DO THIS:
Return each line of the data below exactly, omitting any pictures.

=-=-=

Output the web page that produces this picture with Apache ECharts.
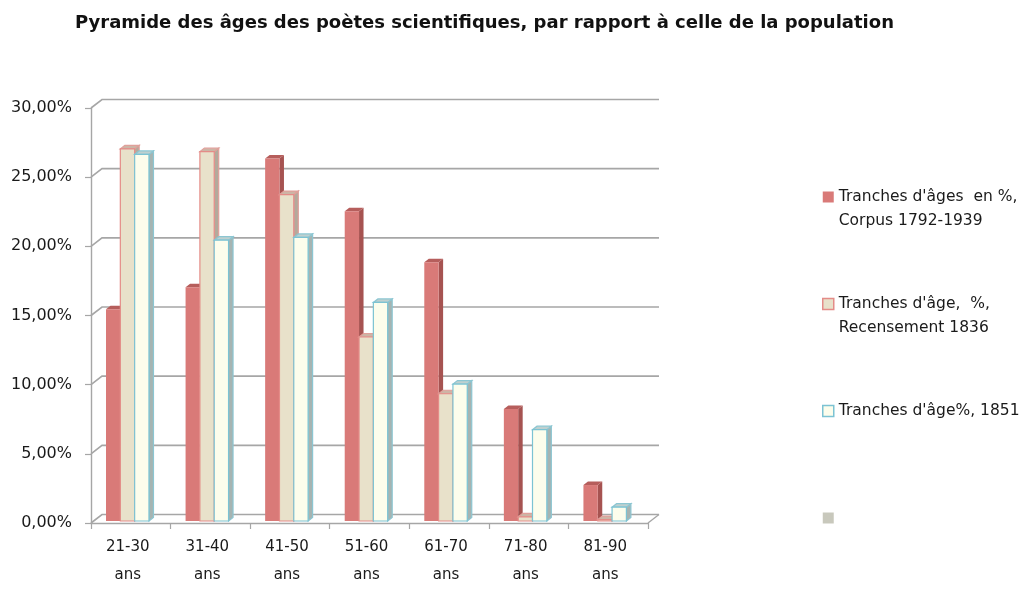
<!DOCTYPE html>
<html><head><meta charset="utf-8">
<script src="https://cdn.jsdelivr.net/npm/echarts@6/dist/echarts.min.js"></script>
<style>html,body{margin:0;padding:0;background:#fff}#c{width:1031px;height:589px}</style>
</head><body><div id="c"></div>
<script>
// ---- data ----
const titleText = "Pyramide des âges des poètes scientifiques, par rapport à celle de la population";
const categories = ['21-30 ans','31-40 ans','41-50 ans','51-60 ans','61-70 ans','71-80 ans','81-90 ans'];
const corpus = [15.3, 16.9, 26.2, 22.4, 18.7, 8.1, 2.6];
const recensement1836 = [26.9, 26.7, 23.6, 13.3, 9.2, 0.3, 0.1];
const recensement1851 = [26.5, 20.3, 20.5, 15.8, 9.9, 6.6, 1.0];
const yTicks = [0, 5, 10, 15, 20, 25, 30];
const seriesNames = ["Tranches d'âges  en %, Corpus 1792-1939", "Tranches d'âge,  %, Recensement 1836", "Tranches d'âge%, 1851", " "];
const legendLines = [["Tranches d'âges  en %,", "Corpus 1792-1939"], ["Tranches d'âge,  %,", "Recensement 1836"], ["Tranches d'âge%, 1851", ""], [" ", ""]];

// ---- styles ----
const FONT = 'DejaVu Sans';
const DX = 11, DY = -8.5;
const styles = [
  {front:'#D97A78', side:'#A65351', top:'#B65E5C', stroke:null, sideStroke:null, lw:0},
  {front:'#E8E1CA', side:'#B3AA9C', top:'#CDB5A6', stroke:'#E48C88', sideStroke:'#E0A09A', lw:1.2},
  {front:'#FCFDEC', side:'#A6B4B2', top:'#BFD0CF', stroke:'#7CC3D3', sideStroke:'#8CC6D2', lw:1.2}
];

const chart = echarts.init(document.getElementById('c'), null, {renderer:'canvas'});

function barSeries(idx, values) {
  const st = styles[idx];
  return {
    type:'custom', name: seriesNames[idx], z: 3,
    data: values.map((v, i) => [i, v]),
    encode: {x: 0, y: 1},
    itemStyle: {color: st.front},
    renderItem(params, api) {
      const ci = api.value(0), v = api.value(1);
      const b = api.coord([ci, 0]);
      const t = api.coord([ci, v]);
      const band = api.size([1, 0])[0];
      const w = band * 0.18;
      const L = b[0] - 1.5 * w - 3.3 + idx * w, R = L + w;
      const B = b[1] - 2, T = t[1] - 2;
      const dx = 4.5, dy = -3.5;
      const s = st.stroke ? {stroke: st.sideStroke, lineWidth: st.lw} : {};
      const f = st.stroke ? {stroke: st.stroke, lineWidth: st.lw} : {};
      return {type:'group', children:[
        {type:'polygon', shape:{points:[[R,T],[R,B],[R+dx,B+dy],[R+dx,T+dy]]}, style:Object.assign({fill:st.side}, s)},
        {type:'polygon', shape:{points:[[L,T],[R,T],[R+dx,T+dy],[L+dx,T+dy]]}, style:Object.assign({fill:st.top}, s)},
        {type:'rect', shape:{x:L, y:T, width:w, height:B-T}, style:Object.assign({fill:st.front}, f)}
      ]};
    }
  };
}

const frameSeries = {
  type:'custom', name:'frame', z: 1, silent: true,
  data: yTicks.map(v => [0, v]),
  encode: {x: 0, y: 1},
  renderItem(params, api) {
    const cs = params.coordSys;
    const x0 = cs.x, x1 = cs.x + cs.width;
    const y = api.coord([0, api.value(1)])[1];
    const children = [
      {type:'polyline', shape:{points:[[x0, y], [x0+DX, y+DY], [x1+DX, y+DY]]}, style:{stroke:'#A6A6A6', lineWidth:1.6, fill:null}}
    ];
    if (api.value(1) === 0) {
      children.push({type:'line', shape:{x1:x1, y1:y, x2:x1+DX, y2:y+DY}, style:{stroke:'#A6A6A6', lineWidth:1.4}});
    }
    return {type:'group', children};
  }
};

const legendMap = {};
seriesNames.forEach((n, i) => { legendMap[n] = '\n' + legendLines[i][0] + '\n' + legendLines[i][1]; });

chart.setOption({
  animation: false,
  title: {
    text: titleText, left: 70, top: 9,
    textStyle: {fontFamily: FONT, fontWeight: 'bold', fontSize: 18, color: '#111'}
  },
  legend: {
    orient: 'vertical', left: 822, top: 161, padding: 0,
    itemWidth: 11, itemHeight: 11, itemGap: 35, selectedMode: false,
    formatter: name => legendMap[name],
    textStyle: {fontFamily: FONT, fontSize: 15.5, lineHeight: 24, color: '#1a1a1a'},
    data: [
      {name: seriesNames[0], icon:'rect', itemStyle:{color:'#D97A78', borderWidth:0}},
      {name: seriesNames[1], icon:'rect', itemStyle:{color:'#E8E1CA', borderColor:'#E48C88', borderWidth:1.5}},
      {name: seriesNames[2], icon:'rect', itemStyle:{color:'#FCFDEC', borderColor:'#7CC3D3', borderWidth:1.5}},
      {name: seriesNames[3], icon:'rect', itemStyle:{color:'#C8C8BC', borderWidth:0}}
    ]
  },
  grid: {left: 91, right: 383, top: 108, bottom: 65},
  xAxis: {
    type: 'category', data: categories,
    axisLine: {show: true, lineStyle: {color: '#A6A6A6', width: 1.4}},
    axisTick: {show: true, length: 6, lineStyle: {color: '#A6A6A6', width: 1.2}},
    axisLabel: {
      margin: 10, fontFamily: FONT, fontSize: 15, lineHeight: 28, color: '#1a1a1a',
      padding: [0, 6, 0, 0],
      formatter: v => v.replace(' ', '\n')
    },
    splitLine: {show: false}
  },
  yAxis: {
    type: 'value', min: 0, max: 30, interval: 5,
    axisLine: {show: true, lineStyle: {color: '#A6A6A6', width: 1.4}},
    axisTick: {show: true, length: 6, lineStyle: {color: '#A6A6A6', width: 1.2}},
    axisLabel: {
      margin: 19, fontFamily: FONT, fontSize: 16, color: '#1a1a1a',
      formatter: v => v.toFixed(2).replace('.', ',') + '%'
    },
    splitLine: {show: false}
  },
  series: [
    frameSeries,
    barSeries(0, corpus),
    barSeries(1, recensement1836),
    barSeries(2, recensement1851),
    {type:'custom', name: seriesNames[3], data: [], renderItem: () => null, itemStyle:{color:'#C8C8BC'}}
  ]
});
</script>
</body></html>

=-=-=

RESULT FOR THIS EXERCISE:
Output the web page that produces this picture with Apache ECharts.
<!DOCTYPE html>
<html><head><meta charset="utf-8">
<script src="https://cdn.jsdelivr.net/npm/echarts@6/dist/echarts.min.js"></script>
<style>html,body{margin:0;padding:0;background:#fff}#c{width:1031px;height:589px}</style>
</head><body><div id="c"></div>
<script>
// ---- data ----
const titleText = "Pyramide des âges des poètes scientifiques, par rapport à celle de la population";
const categories = ['21-30 ans','31-40 ans','41-50 ans','51-60 ans','61-70 ans','71-80 ans','81-90 ans'];
const corpus = [15.3, 16.9, 26.2, 22.4, 18.7, 8.1, 2.6];
const recensement1836 = [26.9, 26.7, 23.6, 13.3, 9.2, 0.3, 0.1];
const recensement1851 = [26.5, 20.3, 20.5, 15.8, 9.9, 6.6, 1.0];
const yTicks = [0, 5, 10, 15, 20, 25, 30];
const seriesNames = ["Tranches d'âges  en %, Corpus 1792-1939", "Tranches d'âge,  %, Recensement 1836", "Tranches d'âge%, 1851", " "];
const legendLines = [["Tranches d'âges  en %,", "Corpus 1792-1939"], ["Tranches d'âge,  %,", "Recensement 1836"], ["Tranches d'âge%, 1851", ""], [" ", ""]];

// ---- styles ----
const FONT = 'DejaVu Sans';
const DX = 11, DY = -8.5;
const styles = [
  {front:'#D97A78', side:'#A65351', top:'#B65E5C', stroke:null, sideStroke:null, lw:0},
  {front:'#E8E1CA', side:'#B3AA9C', top:'#CDB5A6', stroke:'#E48C88', sideStroke:'#E0A09A', lw:1.2},
  {front:'#FCFDEC', side:'#A6B4B2', top:'#BFD0CF', stroke:'#7CC3D3', sideStroke:'#8CC6D2', lw:1.2}
];

const chart = echarts.init(document.getElementById('c'), null, {renderer:'canvas'});

function barSeries(idx, values) {
  const st = styles[idx];
  return {
    type:'custom', name: seriesNames[idx], z: 3,
    data: values.map((v, i) => [i, v]),
    encode: {x: 0, y: 1},
    itemStyle: {color: st.front},
    renderItem(params, api) {
      const ci = api.value(0), v = api.value(1);
      const b = api.coord([ci, 0]);
      const t = api.coord([ci, v]);
      const band = api.size([1, 0])[0];
      const w = band * 0.18;
      const L = b[0] - 1.5 * w - 3.3 + idx * w, R = L + w;
      const B = b[1] - 2, T = t[1] - 2;
      const dx = 4.5, dy = -3.5;
      const s = st.stroke ? {stroke: st.sideStroke, lineWidth: st.lw} : {};
      const f = st.stroke ? {stroke: st.stroke, lineWidth: st.lw} : {};
      return {type:'group', children:[
        {type:'polygon', shape:{points:[[R,T],[R,B],[R+dx,B+dy],[R+dx,T+dy]]}, style:Object.assign({fill:st.side}, s)},
        {type:'polygon', shape:{points:[[L,T],[R,T],[R+dx,T+dy],[L+dx,T+dy]]}, style:Object.assign({fill:st.top}, s)},
        {type:'rect', shape:{x:L, y:T, width:w, height:B-T}, style:Object.assign({fill:st.front}, f)}
      ]};
    }
  };
}

const frameSeries = {
  type:'custom', name:'frame', z: 1, silent: true,
  data: yTicks.map(v => [0, v]),
  encode: {x: 0, y: 1},
  renderItem(params, api) {
    const cs = params.coordSys;
    const x0 = cs.x, x1 = cs.x + cs.width;
    const y = api.coord([0, api.value(1)])[1];
    const children = [
      {type:'polyline', shape:{points:[[x0, y], [x0+DX, y+DY], [x1+DX, y+DY]]}, style:{stroke:'#A6A6A6', lineWidth:1.6, fill:null}}
    ];
    if (api.value(1) === 0) {
      children.push({type:'line', shape:{x1:x1, y1:y, x2:x1+DX, y2:y+DY}, style:{stroke:'#A6A6A6', lineWidth:1.4}});
    }
    return {type:'group', children};
  }
};

const legendMap = {};
seriesNames.forEach((n, i) => { legendMap[n] = '\n' + legendLines[i][0] + '\n' + legendLines[i][1]; });

chart.setOption({
  animation: false,
  title: {
    text: titleText, left: 70, top: 9,
    textStyle: {fontFamily: FONT, fontWeight: 'bold', fontSize: 18, color: '#111'}
  },
  legend: {
    orient: 'vertical', left: 822, top: 161, padding: 0,
    itemWidth: 11, itemHeight: 11, itemGap: 35, selectedMode: false,
    formatter: name => legendMap[name],
    textStyle: {fontFamily: FONT, fontSize: 15.5, lineHeight: 24, color: '#1a1a1a'},
    data: [
      {name: seriesNames[0], icon:'rect', itemStyle:{color:'#D97A78', borderWidth:0}},
      {name: seriesNames[1], icon:'rect', itemStyle:{color:'#E8E1CA', borderColor:'#E48C88', borderWidth:1.5}},
      {name: seriesNames[2], icon:'rect', itemStyle:{color:'#FCFDEC', borderColor:'#7CC3D3', borderWidth:1.5}},
      {name: seriesNames[3], icon:'rect', itemStyle:{color:'#C8C8BC', borderWidth:0}}
    ]
  },
  grid: {left: 91, right: 383, top: 108, bottom: 65},
  xAxis: {
    type: 'category', data: categories,
    axisLine: {show: true, lineStyle: {color: '#A6A6A6', width: 1.4}},
    axisTick: {show: true, length: 6, lineStyle: {color: '#A6A6A6', width: 1.2}},
    axisLabel: {
      margin: 10, fontFamily: FONT, fontSize: 15, lineHeight: 28, color: '#1a1a1a',
      padding: [0, 6, 0, 0],
      formatter: v => v.replace(' ', '\n')
    },
    splitLine: {show: false}
  },
  yAxis: {
    type: 'value', min: 0, max: 30, interval: 5,
    axisLine: {show: true, lineStyle: {color: '#A6A6A6', width: 1.4}},
    axisTick: {show: true, length: 6, lineStyle: {color: '#A6A6A6', width: 1.2}},
    axisLabel: {
      margin: 19, fontFamily: FONT, fontSize: 16, color: '#1a1a1a',
      formatter: v => v.toFixed(2).replace('.', ',') + '%'
    },
    splitLine: {show: false}
  },
  series: [
    frameSeries,
    barSeries(0, corpus),
    barSeries(1, recensement1836),
    barSeries(2, recensement1851),
    {type:'custom', name: seriesNames[3], data: [], renderItem: () => null, itemStyle:{color:'#C8C8BC'}}
  ]
});
</script>
</body></html>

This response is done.